Quirinale, Letta sente Casini. E le quote di Casellati crescono: Renzi punta al suo posto – Il retroscena
Negli ambienti Pd sono convinti che i nomi davvero in corsa per il Quirinale siano tre. Nessuno dei quali sarà protagonista domani, nell’urna, mentre si consumerà la pantomima delle schede bianche. Il primo, sul quale sembra scommettere il segretario, è quello di Pier Ferdinando Casini. Oggi il veterano del Parlamento ha avuto un colloquio riservato con Enrico Letta. E dal veterano sono arrivati anche dei messaggi ad alcuni parlamentari Dem, il cui sottotesto era: speriamo che vada bene, ora mettiamoci all’opera. Sarà casuale – in queste trattative così complesse è difficile credere che possa c’entrare il caso – ma tra i tanti no comment espressi da Matteo Salvini, inseguito dai giornalisti prima e dopo il suo punto stampa, c’è stato un «no» secco alla proposta Casini. «Non è una candidatura del centrodestra». Chissà se lo diventerà dal quarto scrutinio. Già, perché la vecchia volpe dei palazzi romani avrebbe già fatto sapere agli adulatori che non ha intenzione di accettare alcuna investitura prima della quarta chiama, anche se gli venissero promessi i voti bipartisan durante gli scrutini uno, due e tre.

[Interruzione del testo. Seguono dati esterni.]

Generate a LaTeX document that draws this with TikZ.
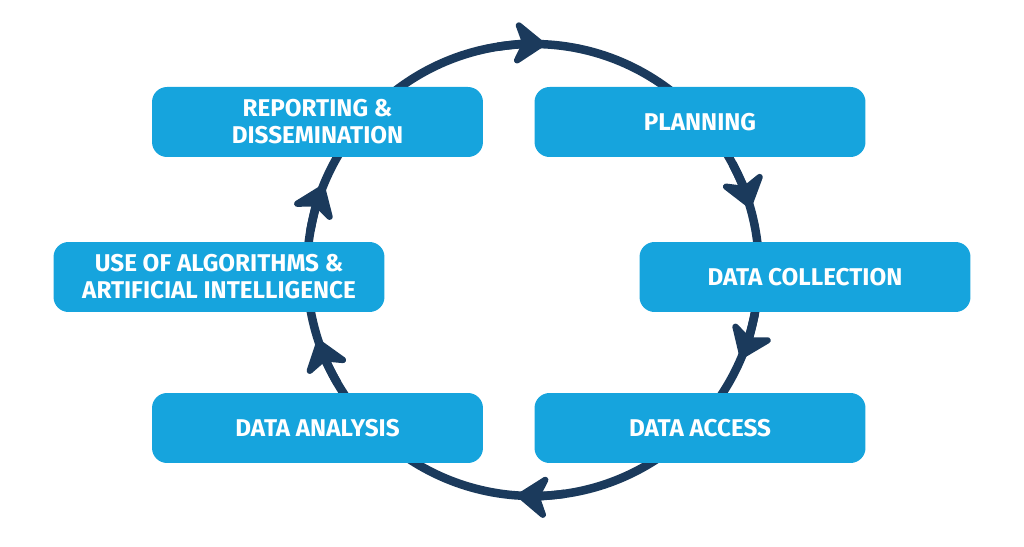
\documentclass[tikz,border=0pt]{standalone}
\usepackage{fontspec}
\setmainfont{Fira Sans}
\usetikzlibrary{arrows.meta,calc}
\definecolor{cycblue}{RGB}{22,164,221}
\definecolor{cycnavy}{RGB}{27,58,92}
\tikzset{
  stagebox/.style={fill=cycblue,draw=none,rounded corners=.3cm,
    minimum width=6.62cm,minimum height=1.4cm,inner sep=0pt,align=center,
    text=white,font=\bfseries\fontsize{13.8}{15.3}\selectfont},
  ring/.style={draw=cycnavy,line width=.17cm},
  ringtip/.style={ring,-{Stealth[length=.72cm,width=1.05cm,inset=.22cm,round]}}
}
\newcommand{\ringarrows}[1]{%
  \foreach \tip in {#1}{\draw[ringtip] ($(hub)+(\tip+12:226)$)
    arc[start angle=\tip+12,end angle=\tip,radius=226];}
}

\begin{document}
\begin{tikzpicture}[x=.02cm,y=.02cm]
  \useasboundingbox (0,0) rectangle (1024,547);
  \coordinate (hub) at (533,277);
  \draw[ring] (hub) circle[radius=226];
  \ringarrows{87,16,-23,-94,-162,158}
  \node[stagebox] (report) at (317.5,425) {REPORTING \&\\DISSEMINATION};
  \node[stagebox] (plan) at (700,425) {PLANNING};
  \node[stagebox] (algo) at (219,270) {USE OF ALGORITHMS \&\\ARTIFICIAL INTELLIGENCE};
  \node[stagebox] (collect) at (805,270) {DATA COLLECTION};
  \node[stagebox] (analysis) at (317.5,119) {DATA ANALYSIS};
  \node[stagebox] (access) at (700,119) {DATA ACCESS};
\end{tikzpicture}
\end{document}
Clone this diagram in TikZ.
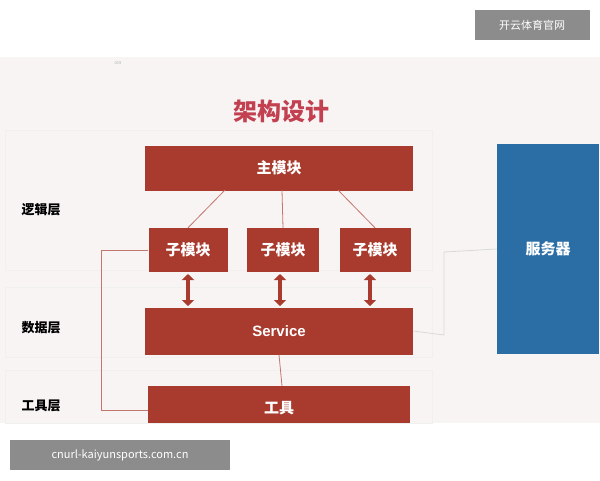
\documentclass[tikz,border=0pt]{standalone}
\usepackage{fontspec}
\setmainfont{Noto Sans CJK SC}
\setsansfont{Liberation Sans}
\usetikzlibrary{positioning,arrows.meta}
\definecolor{boxred}{HTML}{A83B2E}
\definecolor{srvblue}{HTML}{2B6EA6}
\definecolor{titlered}{HTML}{C2404F}
\definecolor{bgpink}{HTML}{F8F4F4}
\tikzset{
  redbox/.style={fill=boxred,text=white,inner sep=0pt,font=\bfseries\fontsize{15}{15}\selectfont},
  layer/.style={font=\bfseries\fontsize{13}{13}\selectfont},
  link/.style={boxred!70,line width=0.8pt},
}
\begin{document}
\begin{tikzpicture}[x=1pt,y=-1pt]
\useasboundingbox (0,0) rectangle (600,480);
\fill[white] (0,0) rectangle (600,480);
\fill[bgpink] (0,57) rectangle (600,423);
%----bands----%
\draw[black!6,line width=1pt] (5,130) rectangle (432,270);
\draw[black!6,line width=1pt] (5,287) rectangle (432,357);
\draw[black!6,line width=1pt] (5,370) rectangle (432,423);
\draw (118,63) node[black!35,font=\fontsize{4}{4}\selectfont] (pg) {019};
\draw (281,111) node[titlered,font=\bfseries\fontsize{24}{24}\selectfont] (title) {架构设计};
  %----layers----%
  \draw (41,210) node[layer] (l1) {逻辑层};
  \draw (41,328) node[layer] (l2) {数据层};
  \draw (41,406) node[layer] (l3) {工具层};
  %----boxes----%
  \draw (279,168) node[redbox,minimum width=268,minimum height=45] (main) {主模块};
  \draw (188,250) node[redbox,minimum width=79,minimum height=44] (s1) {子模块};
  \draw (283,250) node[redbox,minimum width=72,minimum height=44] (s2) {子模块};
  \draw (375,250) node[redbox,minimum width=71,minimum height=44] (s3) {子模块};
  \draw (279,331) node[redbox,minimum width=268,minimum height=47,font=\sffamily\bfseries\fontsize{15}{15}\selectfont] (svc) {Service};
  \fill[boxred] (148,386) rectangle (410,423);
  \draw (279,408) node[white,font=\bfseries\fontsize{15}{15}\selectfont] (tool) {工具};
  \draw (548,249) node[fill=srvblue,text=white,minimum width=102,minimum height=210,inner sep=0pt,font=\bfseries\fontsize{15}{15}\selectfont] (srv) {服务器};
  %----links----%
  \draw[link] (225,190) -- (s1.north);
  \draw[link] (282,190) -- (s2.north);
  \draw[link] (338,190) -- (s3.north);
  \draw[link] (svc.south) -- (282,386);
  \draw[link] (s1.west) -- (101,250) -- (101,410) -- (148,410);
  \draw[black!15,line width=0.8pt] (svc.east) -- (444,335) -- (444,252) -- (srv.west);
  %----arrows----%
  \foreach \x in {188,280,370}
    \draw[boxred,line width=4pt,{Triangle[width=12pt,length=6pt]}-{Triangle[width=12pt,length=6pt]}] (\x,274) -- (\x,306);
  %----marks----%
  \fill[black!45] (475,10) rectangle (590,40);
  \draw (532,25) node[white,font=\fontsize{11}{11}\selectfont] (site) {开云体育官网};
  \fill[black!45] (10,440) rectangle (230,470);
  \draw (120,455) node[white,font=\fontsize{11}{11}\selectfont] (url) {cnurl-kaiyunsports.com.cn};
\end{tikzpicture}
\end{document}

Intanto, la candidatura forte della coalizione in cui spadroneggiano i grandi elettori leghisti, dicono fonti del Carroccio, resta quella di Elisabetta Casellati. C’è da lavorare, fanno sapere, sui parlamentari 5 Stelle che non seguono Conte. Mentre Casellati, raccontano dal Nazareno con preoccupazione, avrebbe il favore di Matteo Renzi, il quale ambirebbe a prendere il suo ruolo di presidente del Senato. Il terzo nome in campo, secondo voci dei grandi elettori Pd, raccolte da Open al termine dell’assemblea alla Camera, resta quello di Mario Draghi. Se proprio il presidente della Repubblica che succederà a Sergio Mattarella deve essere un tecnico, non può che essere l’attuale presidente del Consiglio. Con buona pace di Marta Cartabia e gli altri outsider della politica che sono saliti alla ribalta in questi giorni senza avere un partito alle proprie spalle.